On se met alors à rêver : même si tous les vieux groupes ne partagent pas cet aspect essentiel de la technique présent dans Tangerine Dream, pourquoi pas remaker les autres ? On veut voir une version moderne d’AC/DC (est-ce que c’est KGLW?) ! Si d’autres groupes de la même époque ont suivi des pistes similaires, comme King Crimson ou Gong, il semble néanmoins que cette tournée de Tangerine Dream doit pouvoir servir d’exemple, au moins pour la réflexion.
Après une petite heure d’un set qui nous a tous·tes eu·e.s, clap de fin et standing ovation pour le trio de la franchise allemande.
Discoclub et Grand Theft Auto
Sauf que pas du tout, puisque le rappel à duré presque deux heures.

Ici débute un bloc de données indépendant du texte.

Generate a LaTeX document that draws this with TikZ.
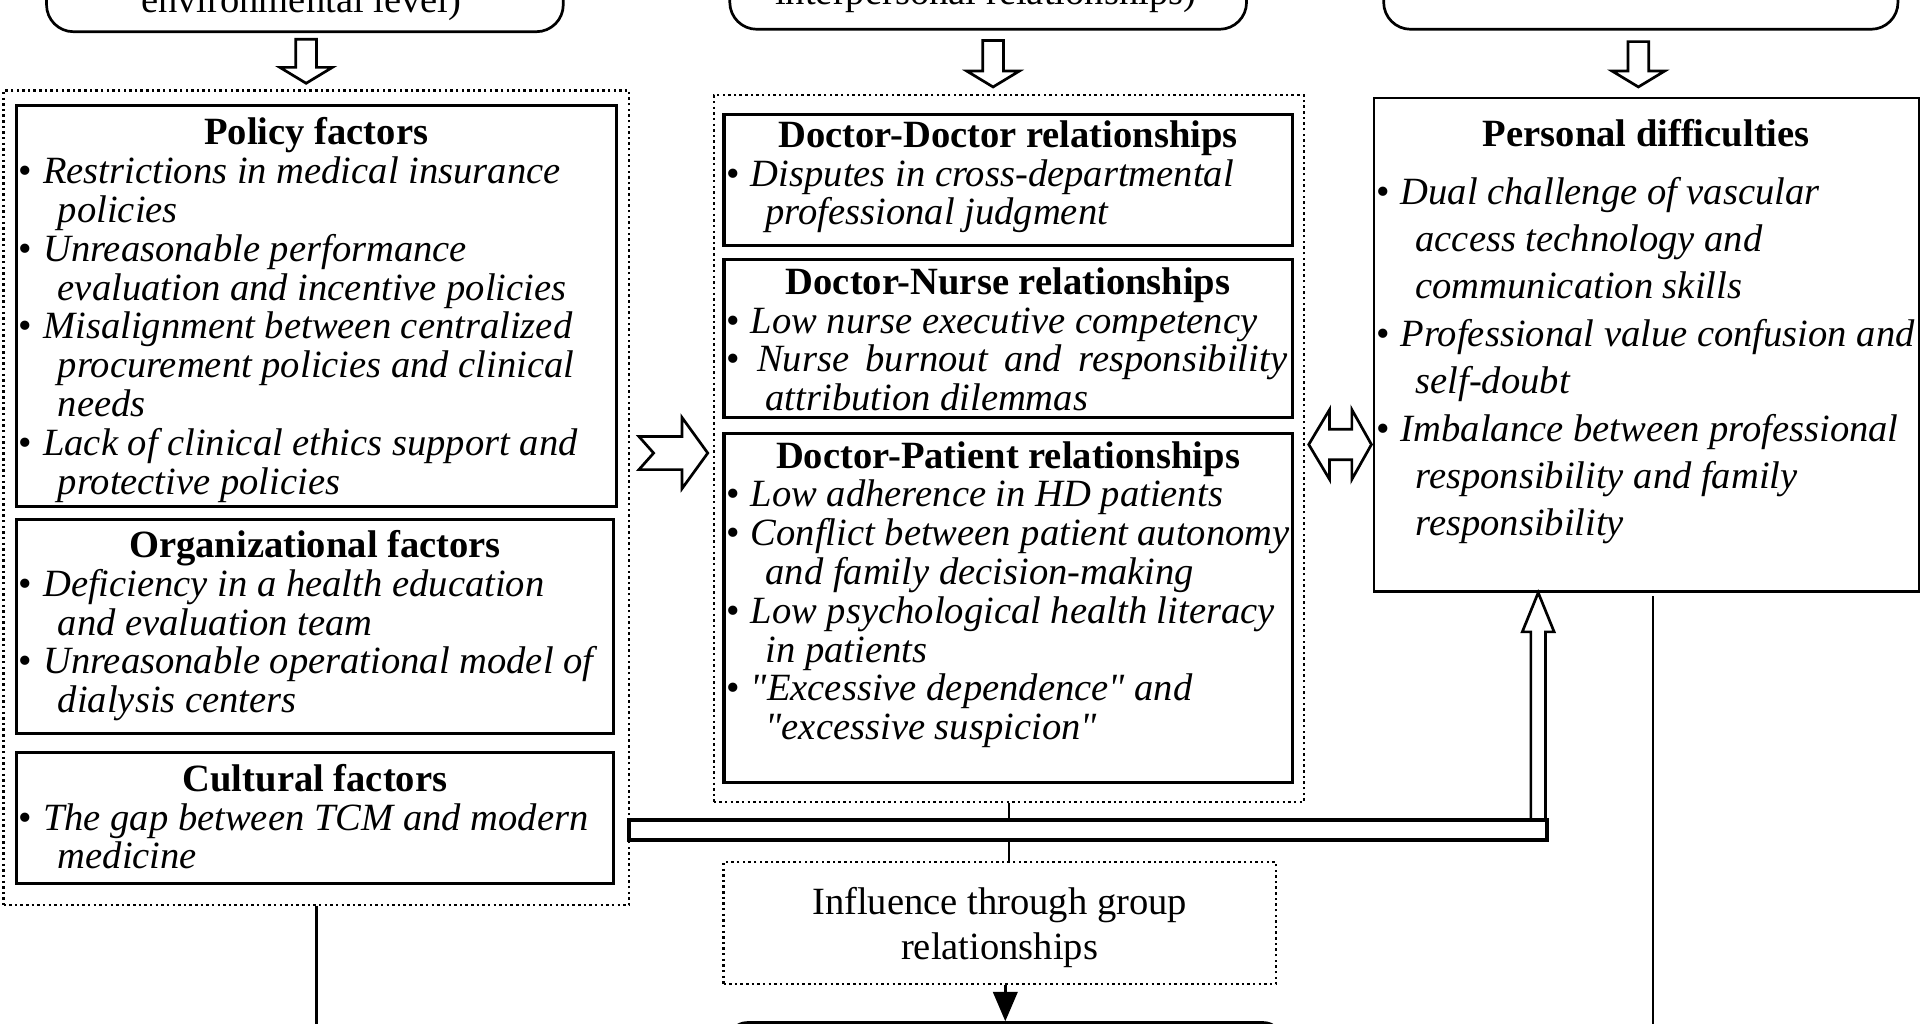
\documentclass[tikz,border=0pt]{standalone}
\usepackage{fontspec}
\setmainfont{Liberation Serif}[Ligatures=TeXOff]
\usetikzlibrary{calc,arrows.meta}

\newcommand{\boxfont}{\fontsize{31.5}{31.7}\selectfont}
\newcommand{\panel}[3]{\parbox[c][#2pt][t]{#1pt}{\boxfont #3}}
\newcommand{\boxtitle}[2]{{\centering\bfseries\rule{0pt}{#1}#2\par}}
\newcommand{\itm}[1]{\noindent\hspace*{2pt}\makebox[20pt][l]{\textbullet}\mbox{\itshape #1}\par}
\newcommand{\cnt}[1]{\noindent\hspace*{34pt}\mbox{\itshape #1}\par}

% hollow block arrows
\newcommand{\hollowdown}[2]{\draw[hollow] let \p1=(#1), \p2=(#2) in
  (\x1-8.5pt,\y1) -- (\x1-8.5pt,\y2+13pt) -- (\x1-21.5pt,\y2+13pt) -- (\x1,\y2)
  -- (\x1+21.5pt,\y2+13pt) -- (\x1+8.5pt,\y2+13pt) -- (\x1+8.5pt,\y1) -- cycle;}
\newcommand{\hollowright}[2]{\draw[hollow] let \p1=(#1), \p2=(#2) in
  (\x1,\y1+13.5pt) -- (\x2-21pt,\y1+13.5pt) -- (\x2-21pt,\y1+29pt) -- (\x2,\y1)
  -- (\x2-21pt,\y1-29pt) -- (\x2-21pt,\y1-13.5pt) -- (\x1,\y1-13.5pt) -- (\x1+12pt,\y1) -- cycle;}
\newcommand{\hollowboth}[2]{\draw[hollow] let \p1=(#1), \p2=(#2) in
  (\x1,\y1) -- (\x1+17pt,\y1+28.5pt) -- (\x1+17pt,\y1+12.5pt) -- (\x2-16pt,\y1+12.5pt)
  -- (\x2-16pt,\y1+28.5pt) -- (\x2,\y1) -- (\x2-16pt,\y1-28.5pt) -- (\x2-16pt,\y1-12.5pt)
  -- (\x1+17pt,\y1-12.5pt) -- (\x1+17pt,\y1-28.5pt) -- cycle;}
\newcommand{\hollowup}[2]{\draw[hollow] let \p1=(#1), \p2=(#2) in
  (\x1-6pt,\y1) -- (\x1-6pt,\y2-32pt) -- (\x1-13pt,\y2-32pt) -- (\x1,\y2)
  -- (\x1+13pt,\y2-32pt) -- (\x1+6pt,\y2-32pt) -- (\x1+6pt,\y1);}

\begin{document}
\begin{tikzpicture}[x=1pt,y=-1pt,
  factor/.style={draw,line width=2.5pt,inner sep=0pt,anchor=north west},
  group/.style={draw,line width=1.8pt,dash pattern=on 2pt off 2.6pt,inner sep=0pt,anchor=north west},
  level/.style={draw,line width=2.2pt,rounded corners=22pt,inner sep=0pt,anchor=south},
  hollow/.style={draw,line width=2.2pt,fill=white,line join=miter},
  conn/.style={line width=2pt}
]
  \useasboundingbox (0,0) rectangle (1568,836);
  \clip (0,0) rectangle (1568,836);

  % level boxes, cut off by the top edge
  \node[level,minimum width=422pt,minimum height=110pt] (envbox) at (249,27) {};
  \node[anchor=base,font=\boxfont] (envtext) at (246,10) {environmental level)};
  \node[level,minimum width=422pt,minimum height=110pt] (interbox) at (807,25) {};
  \node[anchor=base,font=\boxfont] (intertext) at (805,4) {interpersonal relationships)};
  \node[level,minimum width=420pt,minimum height=110pt] (personbox) at (1340,25) {};

  % groups
  \node[group,minimum width=511pt,minimum height=665pt] (leftgroup) at (2,73) {};
  \node[group,minimum width=482pt,minimum height=577pt] (midgroup) at (582,77) {};

  \node[factor] (policy) at (12,85) {\panel{490}{327}{%
    \boxtitle{32pt}{Policy factors}%
    \itm{Restrictions in medical insurance}\cnt{policies}%
    \itm{Unreasonable performance}\cnt{evaluation and incentive policies}%
    \itm{Misalignment between centralized}\cnt{procurement policies and clinical}\cnt{needs}%
    \itm{Lack of clinical ethics support and}\cnt{protective policies}}};
  \node[factor] (organization) at (12,423) {\panel{488}{175}{%
    \boxtitle{31pt}{Organizational factors}%
    \itm{Deficiency in a health education}\cnt{and evaluation team}%
    \itm{Unreasonable operational model of}\cnt{dialysis centers}}};
  \node[factor] (culture) at (12,613) {\panel{488}{107}{%
    \boxtitle{32pt}{Cultural factors}%
    \itm{The gap between TCM and modern}\cnt{medicine}}};

  \node[factor] (doctor) at (590,92) {\panel{464}{107}{%
    \boxtitle{27pt}{Doctor-Doctor relationships}%
    \itm{Disputes in cross-departmental}\cnt{professional judgment}}};
  \node[factor] (nurse) at (590,211) {\panel{464}{129}{%
    \boxtitle{28pt}{Doctor-Nurse relationships}%
    \itm{Low nurse executive competency}%
    \itm{\hspace{5pt}\makebox[433pt][s]{Nurse burnout and responsibility}}%
    \cnt{attribution dilemmas}}};
  \node[factor] (patient) at (590,353) {\panel{464}{285}{%
    \boxtitle{28pt}{Doctor-Patient relationships}%
    \itm{Low adherence in HD patients}%
    \itm{Conflict between patient autonomy}\cnt{and family decision-making}%
    \itm{Low psychological health literacy}\cnt{in patients}%
    \itm{"Excessive dependence" and}\cnt{"excessive suspicion"}}};

  \node[factor,line width=2pt] (personal) at (1121,79) {\panel{445}{403}{%
    \boxtitle{40pt}{Personal difficulties}\vspace{8pt}%
    \fontsize{31.5}{38.7}\selectfont
    \itm{Dual challenge of vascular}\cnt{access technology and}\cnt{communication skills}%
    \itm{Professional value confusion and}\cnt{self-doubt}%
    \itm{Imbalance between professional}\cnt{responsibility and family}\cnt{responsibility}}};

  \node[group] (influence) at (590,703) {\parbox[c][100pt][t]{451pt}{\fontsize{31.5}{37}\selectfont
    \centering\rule{0pt}{43pt}Influence through group\\relationships}};
  \node[level,rounded corners=14pt,line width=3pt,minimum width=450pt,minimum height=80pt,anchor=north] (outcome) at (821,834) {};

  % block arrows
  \coordinate (rowmid) at (0,370);
  \coordinate (rowpd) at (0,363);
  \hollowdown{$(envbox.south)+(1,5)$}{$(leftgroup.north)+(0,-5)$}
  \hollowdown{$(interbox.south)+(4,8)$}{$(midgroup.north)+(0,-6)$}
  \hollowdown{$(personbox.south)+(-2,9)$}{$(personal.north)+(0,-8)$}
  \hollowright{$(leftgroup.east|-rowmid)+(7,0)$}{$(midgroup.west|-rowmid)+(-4,0)$}
  \hollowboth{$(midgroup.east|-rowpd)+(3,0)$}{$(personal.west|-rowpd)+(-1,0)$}
  \node[draw,line width=2.2pt,inner sep=0pt,minimum width=749pt,minimum height=15pt,anchor=north west] (bar) at (513,669) {};
  \hollowup{$(bar.north east)+(-8,0)$}{personal.south}
  \draw[line width=2.2pt] (bar.north west) rectangle (bar.south east);

  % connectors
  \coordinate (leftdown) at (258,880);
  \coordinate (rightdown) at (1350,880);
  \draw[conn] (midgroup.south) -- (midgroup.south |- bar.north);
  \draw[conn] (midgroup.south |- bar.south) -- (midgroup.south |- influence.north);
  \draw[conn,-{Triangle[length=24pt,width=20pt]}] (influence.south -| outcome.north) -- (outcome.north);
  \draw[conn] (leftgroup.south) -- (leftgroup.south |- leftdown);
  \draw[conn] ($(personal.south -| rightdown)+(0,3)$) -- (rightdown);
\end{tikzpicture}
\end{document}
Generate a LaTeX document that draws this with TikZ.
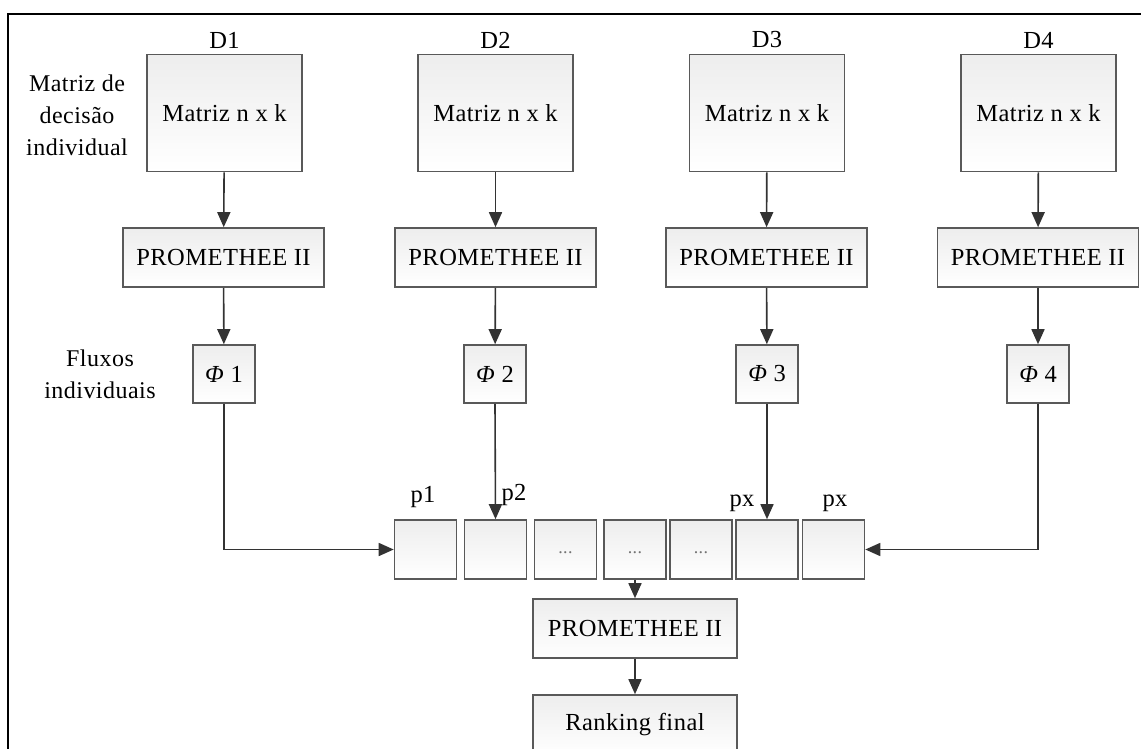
\documentclass[tikz,border=0pt]{standalone}
\usepackage{fontspec}
\setmainfont{Liberation Serif}[LetterSpace=2]
\usetikzlibrary{arrows.meta}
\begin{document}
\begin{tikzpicture}[x=1pt,y=-1pt,
  box/.style={draw=black!65, line width=1.6pt, top color=black!7, bottom color=white,
    inner sep=0pt, font=\fontsize{24.5}{28}\selectfont},
  matbox/.style={box, minimum width=155pt, minimum height=117pt},
  prombox/.style={box, minimum width=201pt, minimum height=59pt},
  phibox/.style={box, minimum width=62pt, minimum height=58pt},
  cell/.style={box, minimum width=62pt, minimum height=59pt},
  lbl/.style={font=\fontsize{24.5}{28}\selectfont, inner sep=0pt},
  side/.style={font=\fontsize{24}{32}\selectfont, align=center, inner sep=0pt},
  dots/.style={text=black!55, font=\fontsize{18}{18}\selectfont},
  arr/.style={draw=black!80, line width=1.6pt, -{Triangle[width=13pt,length=15pt]}}
]
\useasboundingbox (0,0) rectangle (1141,749);
% frame
\draw[line width=2pt] (8,752) -- (8,14) -- (1145,14);

% matrices
\node[matbox] (m1) at (224.5,113) {Matriz n x k};
\node[matbox] (m2) at (495.5,113) {Matriz n x k};
\node[matbox] (m3) at (767,113) {Matriz n x k};
\node[matbox] (m4) at (1038.5,113) {Matriz n x k};
\node[lbl] (d1) at (224.5,40) {D1};
\node[lbl] (d2) at (495.5,40) {D2};
\node[lbl] (d3) at (767,40) {D3};
\node[lbl] (d4) at (1038.5,40) {D4};
\node[side] (sm) at (77,115) {Matriz de\\decisão\\individual};

% PROMETHEE
\node[prombox] (pr1) at (223.5,257.5) {PROMETHEE II};
\node[prombox] (pr2) at (495.5,257.5) {PROMETHEE II};
\node[prombox] (pr3) at (766.5,257.5) {PROMETHEE II};
\node[prombox] (pr4) at (1038,257.5) {PROMETHEE II};

% flows
\node[phibox] (f1) at (224,374) {{\itshape Φ} 1};
\node[phibox] (f2) at (495,374) {{\itshape Φ} 2};
\node[phibox] (f3) at (767,374) {{\itshape Φ} 3};
\node[phibox] (f4) at (1038,374) {{\itshape Φ} 4};
\node[side] (sf) at (100,374) {Fluxos\\individuais};

% cells
\node[cell] (c1) at (425.5,549.5) {};
\node[cell] (c2) at (495.5,549.5) {};
\node[cell] (c3) at (565.5,549.5) {};
\node[cell] (c4) at (635,549.5) {};
\node[cell] (c5) at (701,549.5) {};
\node[cell] (c6) at (767,549.5) {};
\node[cell] (c7) at (833.5,549.5) {};
\node[dots] (e3) at (565.5,553) {...};
\node[dots] (e4) at (635,553) {...};
\node[dots] (e5) at (701,553) {...};
\node[lbl] (l1) at (423,497) {p1};
\node[lbl] (l2) at (514,495) {p2};
\node[lbl] (l3) at (742,503) {px};
\node[lbl] (l4) at (835,503) {px};

% final
\node[box, minimum width=204pt, minimum height=59pt] (pf) at (635,628.5) {PROMETHEE II};
\node[box, minimum width=204pt, minimum height=60pt] (rk) at (635,725) {Ranking final};

% connectors
\foreach \i in {1,2,3,4}{
  \draw[arr] (m\i) -- (pr\i);
  \draw[arr] (pr\i) -- (f\i);
}
\draw[arr] (f1.south) |- (c1.west);
\draw[arr] (f4.south) |- (c7.east);
\draw[arr] (f2.south) -- (c2.north);
\draw[arr] (f3.south) -- (c6.north);
\draw[arr] (c4.south) -- (pf.north);
\draw[arr] (pf.south) -- (rk.north);
\end{tikzpicture}
\end{document}
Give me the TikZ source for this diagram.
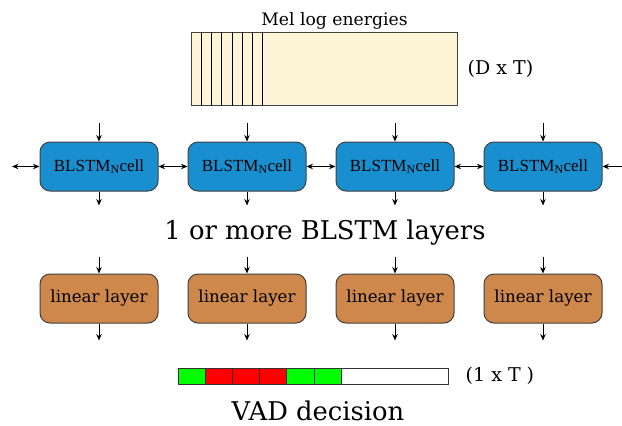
\documentclass[tikz,border=0pt]{standalone}
\usepackage{fontspec}
\setmainfont{DejaVu Serif}
\newfontfamily\cellfont{Liberation Serif}
\usepackage{xcolor}
\usetikzlibrary{arrows.meta, positioning}
\definecolor{CellBlue}{HTML}{1A8FCF}
\definecolor{LinOrange}{HTML}{CF884C}
\definecolor{MelCream}{HTML}{FDF5D6}
\definecolor{VadGreen}{HTML}{00FF00}
\definecolor{VadRed}{HTML}{FF0000}

\begin{document}
\begin{tikzpicture}[
    x=1pt, y=-1pt,
    >={Stealth[length=6.5pt,width=5.5pt]},
    cell/.style={
        draw=black!75,
        fill=CellBlue,
        line width=1pt,
        rounded corners=10pt,
        minimum width=118pt,
        minimum height=49pt,
        inner sep=2pt,
        font=\cellfont\fontsize{17}{20}\selectfont
    },
    linlayer/.style={
        cell,
        fill=LinOrange,
        font=\fontsize{16.7}{19}\selectfont
    },
    every edge/.style={
        draw=black,
        line width=0.9pt
    },
    vadcell/.style={
        draw=black!80,
        line width=0.9pt,
        minimum width=27.2pt,
        minimum height=16pt,
        inner sep=0pt,
        outer sep=0pt
    },
    caption/.style={font=\fontsize{25.8}{30}\selectfont, inner sep=1pt},
    dimlabel/.style={font=\fontsize{19}{22}\selectfont}
]
\useasboundingbox (0,0) rectangle (622,426);

% Input features
\node[draw=black!75, fill=MelCream, line width=0.9pt, minimum width=266pt,
      minimum height=73pt, inner sep=0pt] (mel) at (324.7,68.8) {};
\foreach \k in {1,...,7}
    \draw[line width=0.9pt] ([xshift=\k*10.2pt]mel.north west) -- ([xshift=\k*10.2pt]mel.south west);
\node[font=\fontsize{17.2}{20}\selectfont] (meltitle) at (334.5,20.5) {Mel log energies};
\node[dimlabel, right=6pt of mel] (melsize) {(D x T)};

% BLSTM cells
\node[cell] (c1) at (99,166.5) {BLSTM\textsubscript{N}cell};
\node[cell, right=29pt of c1] (c2) {BLSTM\textsubscript{N}cell};
\node[cell, right=29pt of c2] (c3) {BLSTM\textsubscript{N}cell};
\node[cell, right=29pt of c3] (c4) {BLSTM\textsubscript{N}cell};
\node[caption] (blstmcap) at (325,233) {1 or more BLSTM layers};

% Linear layers
\node[linlayer] (l1) at (99,298.5) {linear layer};
\node[linlayer, right=29pt of l1] (l2) {linear layer};
\node[linlayer, right=29pt of l2] (l3) {linear layer};
\node[linlayer, right=29pt of l3] (l4) {linear layer};

% Vertical flow
\foreach \i in {1,...,4} {
    \coordinate (cin\i) at ([yshift=19pt]c\i.north);
    \coordinate (cout\i) at ([yshift=-14pt]c\i.south);
    \coordinate (lin\i) at ([yshift=17pt]l\i.north);
    \coordinate (lout\i) at ([yshift=-17pt]l\i.south);
    \path (cin\i) edge[->] (c\i.north);
    \path (c\i.south) edge[->] (cout\i);
    \path (lin\i) edge[->] (l\i.north);
    \path (l\i.south) edge[->] (lout\i);
}

% Recurrent links
\coordinate (lend) at (12,166.5);
\coordinate (rend) at (622,166.5);
\path (lend) edge[<->] (c1);
\path (c1) edge[<->] (c2);
\path (c2) edge[<->] (c3);
\path (c3) edge[<->] (c4);
\path (rend) edge[->] (c4);

% VAD output
\node[vadcell, fill=VadGreen] (v1) at (191.6,376) {};
\node[vadcell, fill=VadRed, right=0pt of v1] (v2) {};
\node[vadcell, fill=VadRed, right=0pt of v2] (v3) {};
\node[vadcell, fill=VadRed, right=0pt of v3] (v4) {};
\node[vadcell, fill=VadGreen, right=0pt of v4] (v5) {};
\node[vadcell, fill=VadGreen, right=0pt of v5] (v6) {};
\node[vadcell, fill=white, minimum width=107pt, right=0pt of v6] (v7) {};
\node[dimlabel, right=14pt of v7] (vadsize) {(1 x T )};
\node[caption] (vadcap) at (318,411) {VAD decision};

\end{tikzpicture}
\end{document}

Comme libéré du poids du patrimoine, Quaeschning s’est enfin exprimé : « now we can play whatever we want ». À partir de là, Tangerine Dream a abandonné le format du set, enchaîné les singles, redonné de la place à Hoshiko Yamane (qui était un peu sous-utilisée dans Phaedra), et a fait péter le disco.
De l’ambient spacerock au nightclub, on aura donc tout eu pendant ce rappel dans lequel on a repéré quelques titres emblématiques : des titres plus récents mais qui faisaient plus vieux, parce que la présence d’Edgar Froese jusqu’en 2015 a polarisé le groupe dans une atmosphère John Carpenter-like, avec par exemple « Genesis of Precious Thoughts » ; des trucs moins connus comme le très beau « Portico » de leur dernier album Raum, qu’on vous conseille intégralement si vous avez le temps ; de l’OST de GTA V bien entendu, avec « No Happy Endings », véritable consécration pour Froese ; des titres qui synthétisent bien l’histoire du groupe, comme le magnifique « Love On A Real Train » de 1985.
Quelle excellente idée, en tout cas, d’avoir invité Tangerine Dream comme contrepoint des Nuits Sonores : on vous parlait en juin de l’évolution du festival et de sa compréhension assez élargie de la culture électronique. Ici, c’est toute l’histoire d’une multiplicité de genres musicaux qu’on retrouve, d’univers qui ont su se mélanger a posteriori à partir de ces groupes allemands des années 1960. Le trio nous a quittés en promettant de revenir à Lyon ; on y compte bien, car croyez-nous, pas besoin d’être un fan absolu du groupe pour réserver sa soirée.